Eldest by Christopher Paolini–Review by Moses

 Eldest, the second book of the Inheritance series is a timeless fantasy! After the death of Durza (Gallbatorix’s right hand man) and the victory for the Varden, Eragon suffers from a fatal scar from the duel with Durza in the first book. Too make matters worse Adjaid, king of the Varden and Murtagh dies, Eragon mourns for them. Meanwhile Gallbatorix is planning something to avenge his defeat. I recommend Eldest for older readers because of violence. I really enjoy this book, Check it out today!

Lightning Thief by Rick Riordan -Review by Jack

           “Look, I don’t want to be a half blood.” This is what Percy Jackson said before he started his long journey. He did not know the gods were tangling him in a mystery of the stolen lightning bolt. One that no simple person would have imagined. He could see what no normal person could see. Percy never wanted to be a half-blood. He just was.  

This book is about his big adventure to unlock the mystery of Zeus’s stolen lightning bolt. Only Percy and his two friends are on the journey. All the Greek gods think he stole it, except his father. Percy was set to have an adventure he never asked for. One a half blood had to face, even though Percy never asked to be a half blood, or have a marvelous adventure. It was hard enough with the mystery of his father’s disappearance and his mom’s terrifying boyfriend.   

If you like the Greek gods, or want to read about a half blood’s exclusive adventure, this is the book for you. I recommend this book to everyone.

Bella The Bunny Fairy by Daisy Meadows- Review by Diana

Bella is a fairy that had a bunny until Jack Frost took the magical bunny. Rachel and Kristy are both best friends they also are friends to the fairies. The setting is in Rachel’s cousins house at Easter.  The pets found a hole in the castle wall, so they escaped to the human world. Will the friends rescue the bunny or will the goblins take the bunny back to the castle?  Read this book to find out.

I Thought My Soul Would Rise and Fly: Diary of Patsy a Freed Slave Student Review by Devon


 “Dear America” is a historic series that shows-off  the important events that took place over a long period of time. Although it’s probably a fact that Patsy (the main character) was not an actual person, I sometimes wonder if this book is based on a true story.  I put my opinion into this book review and I will try my best to get you all to read it, because in my thoughts, it breaks through the barriers of fact, and sprinkles a bucket of fiction throughout the rich pages! This book is historically adventurous!

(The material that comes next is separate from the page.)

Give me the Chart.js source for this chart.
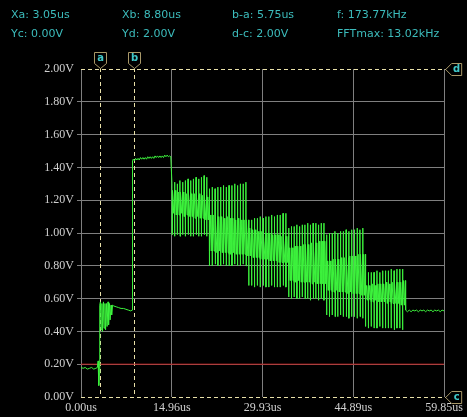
<!DOCTYPE html>
<html>
<head>
<meta charset="utf-8">
<script src="https://cdn.jsdelivr.net/npm/chart.js@4/dist/chart.umd.min.js"></script>
<style>
  html, body { margin: 0; padding: 0; background: #000; overflow: hidden; }
  #scope { position: relative; width: 467px; height: 417px; background: #000; }
  #scope canvas { position: absolute; left: 0; top: 0; }
  .readout { position: absolute; font: 11px "DejaVu Sans", sans-serif; line-height: 13px;
             color: #3cbcbc; white-space: pre; }
</style>
</head>
<body>
<div id="scope">
  <canvas id="trace" width="467" height="417"></canvas>
</div>
<script>
// ---- axis ticks ----
const xTickValues = [0.00, 14.96, 29.93, 44.89, 59.85];           // us
const yTickValues = [0.00, 0.20, 0.40, 0.60, 0.80, 1.00, 1.20, 1.40, 1.60, 1.80, 2.00]; // V

// ---- cursors and readouts ----
const cursorTimes = [3.05, 8.80];   // Xa, Xb (us)
const cursorVolts = [0.00, 2.00];   // Yc, Yd (V)
const freqKHz = 173.77;
const fftMaxKHz = 13.02;
const referenceLevel = 0.20;        // V, red reference line

// ---- captured waveform: [time us, volts] ----
const leadIn = [[0.00,0.18],[0.35,0.175],[0.70,0.18],[1.05,0.17],[1.40,0.175],[1.75,0.18],
  [2.10,0.17],[2.45,0.175],[2.70,0.18],[2.82,0.22],[2.90,0.10],[2.96,0.07],[3.02,0.14],
  [3.06,0.45],[3.12,0.56]];
const ringing = [[3.20,0.58],[3.30,0.41],[3.45,0.57],[3.55,0.40],[3.70,0.58],[3.80,0.42],
  [3.95,0.57],[4.05,0.41],[4.20,0.57],[4.30,0.43],[4.45,0.58],[4.55,0.44],[4.70,0.57],
  [4.80,0.47],[4.95,0.56],[5.05,0.50],[5.20,0.56]];
const hold = [[5.40,0.555],[5.80,0.55],[6.20,0.545],[6.60,0.54],[7.00,0.54],[7.40,0.535],
  [7.80,0.53],[8.20,0.525],[8.42,0.53],[8.46,1.38],[8.52,1.44]];
const plateau = [[8.60,1.45],[8.80,1.44],[9.00,1.455],[9.20,1.445],[9.40,1.455],[9.60,1.445],
  [9.80,1.46],[10.00,1.45],[10.20,1.46],[10.40,1.45],[10.60,1.46],[10.80,1.45],[11.00,1.465],
  [11.20,1.455],[11.40,1.465],[11.60,1.455],[11.80,1.465],[12.00,1.455],[12.20,1.47],
  [12.40,1.46],[12.60,1.47],[12.80,1.46],[13.00,1.47],[13.20,1.46],[13.40,1.47],[13.60,1.46],
  [13.80,1.475],[14.00,1.465],[14.20,1.475],[14.40,1.465],[14.60,1.47],[14.80,1.465]];

// switching bursts: start time of each burst, then per-pulse levels
const burstStarts = [14.96, 21.13, 27.62, 34.20, 40.45, 46.86];
const burstEnd = 53.44;
const spikeTops = [
  [1.30,1.31,1.30,1.32,1.31,1.32,1.33,1.32,1.33,1.34,1.33,1.34,1.35,1.34],
  [1.27,1.28,1.27,1.28,1.28,1.29,1.28,1.29,1.29,1.30,1.29,1.30,1.30,1.31],
  [1.08,1.08,1.09,1.09,1.10,1.09,1.10,1.10,1.11,1.10,1.11,1.11,1.12,1.12],
  [1.03,1.04,1.04,1.05,1.04,1.05,1.05,1.06,1.05,1.06,1.06,1.05,1.06,1.06],
  [0.99,1.00,1.00,1.01,1.00,1.01,1.01,1.02,1.01,1.02,1.02,1.03,1.02,1.03],
  [0.75,0.76,0.76,0.76,0.77,0.76,0.77,0.77,0.77,0.78,0.77,0.78,0.78,0.78]];
const bandHighs = [
  [1.26,1.26,1.25,1.25,1.25,1.24,1.25,1.24,1.24,1.23,1.24,1.23,1.23,1.22],
  [1.11,1.11,1.10,1.10,1.10,1.09,1.10,1.09,1.09,1.08,1.09,1.08,1.08,1.08],
  [1.03,1.02,1.02,1.01,1.01,1.00,1.00,1.00,0.99,0.99,0.99,0.98,0.98,0.98],
  [0.91,0.91,0.92,0.92,0.92,0.93,0.93,0.93,0.94,0.94,0.94,0.95,0.95,0.95],
  [0.83,0.83,0.84,0.84,0.84,0.85,0.85,0.85,0.86,0.86,0.86,0.87,0.87,0.87],
  [0.68,0.68,0.69,0.68,0.69,0.69,0.69,0.70,0.69,0.70,0.70,0.70,0.70,0.71]];
const bandLows = [
  [1.12,1.11,1.11,1.12,1.10,1.11,1.10,1.10,1.09,1.10,1.09,1.09,1.08,1.08],
  [0.89,0.89,0.88,0.89,0.88,0.88,0.88,0.87,0.88,0.87,0.87,0.87,0.87,0.86],
  [0.86,0.85,0.85,0.85,0.84,0.84,0.84,0.83,0.83,0.83,0.82,0.82,0.82,0.82],
  [0.71,0.71,0.70,0.71,0.70,0.70,0.70,0.70,0.69,0.70,0.69,0.69,0.69,0.69],
  [0.65,0.65,0.64,0.65,0.64,0.64,0.64,0.63,0.64,0.63,0.63,0.63,0.62,0.62],
  [0.59,0.59,0.58,0.59,0.58,0.58,0.58,0.57,0.58,0.57,0.57,0.57,0.56,0.56]];
const spikeBottoms = [
  [0.99,0.98,0.99,0.98,0.99,0.98,0.99,0.98,0.98,0.99,0.98,0.98,0.99,0.98],
  [0.80,0.80,0.81,0.80,0.80,0.81,0.80,0.80,0.80,0.81,0.80,0.80,0.81,0.80],
  [0.68,0.68,0.67,0.68,0.67,0.68,0.67,0.67,0.68,0.67,0.67,0.67,0.68,0.67],
  [0.61,0.60,0.61,0.60,0.60,0.61,0.60,0.60,0.59,0.60,0.60,0.59,0.60,0.59],
  [0.50,0.49,0.50,0.49,0.49,0.50,0.49,0.49,0.48,0.49,0.49,0.48,0.49,0.48],
  [0.43,0.42,0.43,0.42,0.42,0.43,0.42,0.42,0.42,0.42,0.41,0.42,0.42,0.41]];
const tail = [[53.50,0.53],[53.80,0.52],[54.10,0.53],[54.40,0.52],[54.70,0.53],[55.00,0.525],
  [55.30,0.53],[55.60,0.52],[55.90,0.53],[56.20,0.525],[56.50,0.53],[56.80,0.52],[57.10,0.53],
  [57.40,0.525],[57.70,0.53],[58.00,0.52],[58.30,0.53],[58.60,0.525],[58.90,0.53],[59.20,0.52],
  [59.50,0.53],[59.85,0.525]];

// ---- readout text ----
const readoutRows = [
  [`Xa: ${cursorTimes[0].toFixed(2)}us`, `Xb: ${cursorTimes[1].toFixed(2)}us`,
   `b-a: ${(cursorTimes[1] - cursorTimes[0]).toFixed(2)}us`, `f: ${freqKHz.toFixed(2)}kHz`],
  [`Yc: ${cursorVolts[0].toFixed(2)}V`, `Yd: ${cursorVolts[1].toFixed(2)}V`,
   `d-c: ${(cursorVolts[1] - cursorVolts[0]).toFixed(2)}V`, `FFTmax: ${fftMaxKHz.toFixed(2)}kHz`]];
const readoutCols = [11, 122, 232, 337];
const readoutTops = [8, 27];
const scope = document.getElementById('scope');
readoutRows.forEach((row, r) => row.forEach((txt, c) => {
  const d = document.createElement('div');
  d.className = 'readout';
  d.style.left = readoutCols[c] + 'px';
  d.style.top = readoutTops[r] + 'px';
  d.textContent = txt;
  scope.appendChild(d);
}));

// ---- assemble trace points ----
const wave = [];
const addPairs = arr => arr.forEach(([t, v]) => wave.push({ x: t, y: v }));
addPairs(leadIn); addPairs(ringing); addPairs(hold); addPairs(plateau);
burstStarts.forEach((start, s) => {
  const end = s + 1 < burstStarts.length ? burstStarts[s + 1] : burstEnd;
  const n = spikeTops[s].length;
  const step = (end - start) / n;
  for (let k = 0; k < n; k++) {
    const t = start + k * step + 0.03;
    wave.push({ x: t, y: spikeTops[s][k] });
    wave.push({ x: t + 0.01, y: spikeBottoms[s][k] });
    wave.push({ x: t + 0.03, y: bandLows[s][k] });
    wave.push({ x: t + step * 0.33, y: bandHighs[s][k] });
    wave.push({ x: t + step * 0.66, y: bandLows[s][k] });
    wave.push({ x: t + step - 0.02, y: bandHighs[s][k] });
  }
});
addPairs(tail);

// ---- cursor lines and tags ----
const CURSOR = '#e8e0a8', TAG_EDGE = '#a89868', TAG_TEXT = '#40c8c8';
const cursorPlugin = {
  id: 'scopeCursors',
  beforeDraw(chart) {
    const ctx = chart.ctx;
    ctx.save(); ctx.fillStyle = '#000'; ctx.fillRect(0, 0, chart.width, chart.height); ctx.restore();
  },
  beforeDatasetsDraw(chart) {
    const { ctx, chartArea: a, scales: { x, y } } = chart;
    ctx.save();
    ctx.strokeStyle = CURSOR; ctx.lineWidth = 1; ctx.setLineDash([4, 3]);
    cursorTimes.forEach(t => {
      const px = Math.round(x.getPixelForValue(t)) + 0.5;
      ctx.beginPath(); ctx.moveTo(px, a.top - 1); ctx.lineTo(px, a.bottom); ctx.stroke();
    });
    cursorVolts.forEach(v => {
      const py = Math.round(y.getPixelForValue(v)) + 0.5;
      ctx.beginPath(); ctx.moveTo(a.left, py); ctx.lineTo(a.right + 2, py); ctx.stroke();
    });
    ctx.restore();
  },
  afterDraw(chart) {
    const { ctx, chartArea: a, scales: { x, y } } = chart;
    ctx.save();
    ctx.lineWidth = 1; ctx.strokeStyle = TAG_EDGE; ctx.fillStyle = '#000';
    ctx.font = 'bold 10px "DejaVu Sans", sans-serif';
    ctx.textAlign = 'center'; ctx.textBaseline = 'middle';
    ['a', 'b'].forEach((name, i) => {
      const px = Math.round(x.getPixelForValue(cursorTimes[i])) + 0.5;
      const top = a.top - 16.5;
      ctx.beginPath();
      ctx.moveTo(px - 6, top); ctx.lineTo(px + 6, top); ctx.lineTo(px + 6, top + 11);
      ctx.lineTo(px, top + 16); ctx.lineTo(px - 6, top + 11); ctx.closePath();
      ctx.fillStyle = '#000'; ctx.fill(); ctx.stroke();
      ctx.fillStyle = TAG_TEXT; ctx.fillText(name, px, top + 6);
    });
    ['c', 'd'].forEach((name, i) => {
      const py = Math.round(y.getPixelForValue(cursorVolts[i])) + 0.5;
      const left = a.right + 1.5;
      ctx.beginPath();
      ctx.moveTo(left, py); ctx.lineTo(left + 6, py - 6); ctx.lineTo(left + 16, py - 6);
      ctx.lineTo(left + 16, py + 6); ctx.lineTo(left + 6, py + 6); ctx.closePath();
      ctx.fillStyle = '#000'; ctx.fill(); ctx.stroke();
      ctx.fillStyle = TAG_TEXT; ctx.fillText(name, left + 11, py);
    });
    ctx.restore();
  }
};

const GRID = '#7f7f7f';
new Chart(document.getElementById('trace'), {
  type: 'line',
  data: {
    datasets: [
      { data: wave, borderColor: '#3df23d', borderWidth: 1, pointRadius: 0, tension: 0, order: 0 },
      { data: [{ x: xTickValues[0], y: referenceLevel }, { x: xTickValues[xTickValues.length - 1], y: referenceLevel }],
        borderColor: '#c02222', borderWidth: 1, pointRadius: 0, order: 1 }
    ]
  },
  options: {
    responsive: false,
    animation: false,
    events: [],
    layout: { padding: { left: 0, top: 69, right: 22, bottom: 0 } },
    plugins: { legend: { display: false }, tooltip: { enabled: false } },
    scales: {
      x: {
        type: 'linear', min: xTickValues[0], max: xTickValues[xTickValues.length - 1],
        afterBuildTicks: s => { s.ticks = xTickValues.map(v => ({ value: v })); },
        afterFit: s => { s.height = 20; },
        border: { display: false },
        grid: { color: GRID, lineWidth: 1, drawTicks: false },
        ticks: { color: '#d0d0d0', font: { family: '"Liberation Serif", serif', size: 12 },
                 padding: 4, maxRotation: 0, autoSkip: false,
                 callback: v => Number(v).toFixed(2) + 'us' }
      },
      y: {
        type: 'linear', min: yTickValues[0], max: yTickValues[yTickValues.length - 1],
        afterBuildTicks: s => { s.ticks = yTickValues.map(v => ({ value: v })); },
        afterFit: s => { s.width = 81; },
        border: { display: false },
        grid: { lineWidth: 1, tickLength: 4,
                color: c => (c.tick && (c.tick.value === yTickValues[0] || c.tick.value === yTickValues[yTickValues.length - 1])) ? 'rgba(0,0,0,0)' : GRID },
        ticks: { color: '#d0d0d0', font: { family: '"Liberation Serif", serif', size: 12 },
                 padding: 3, autoSkip: false,
                 callback: v => Number(v).toFixed(2) + 'V' }
      }
    }
  },
  plugins: [cursorPlugin]
});
</script>
</body>
</html>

 Of course you have already guessed, that Patsy is the main character, and of course, a character has a cause, and for Patsy, that cause is slavery. Patsy is a slave, and she tries her hardest to work for the mistress, and she kind of enjoys it, well, as much as she can the task of dusting the library. But why would a slave enjoy dusting an old library? Well, to tell you, she is different from most slaves, but how? She can read!

 A fact in this story is that most slaves cannot read or write, yet little old Patsy has her special features, behind the Master and Mistresses back, Patsy practices reading and writing. Patsy the slave, can read and write, and so she writes in her diary. She writes about her adventures of the day.  She goes about her day’s events such as cooking and cleaning the manor, but one grateful day, the Yankees arrive and claim the slaves are… FREE!  After this statement was made, the whole manor fell apart!  One after another, the freed men and women left to search for their families.  But in the mean time, everyone else must claim his or her last name! Everyone is joined in the commotion and still, Patsy still has not decided what her last name should be!

     I’m not going to spoil such outstanding and thrilling historic events, so I strongly recommend this book to any adventure seekers and all the history admirers!  “I thought my soul would rise and fly” when I read this!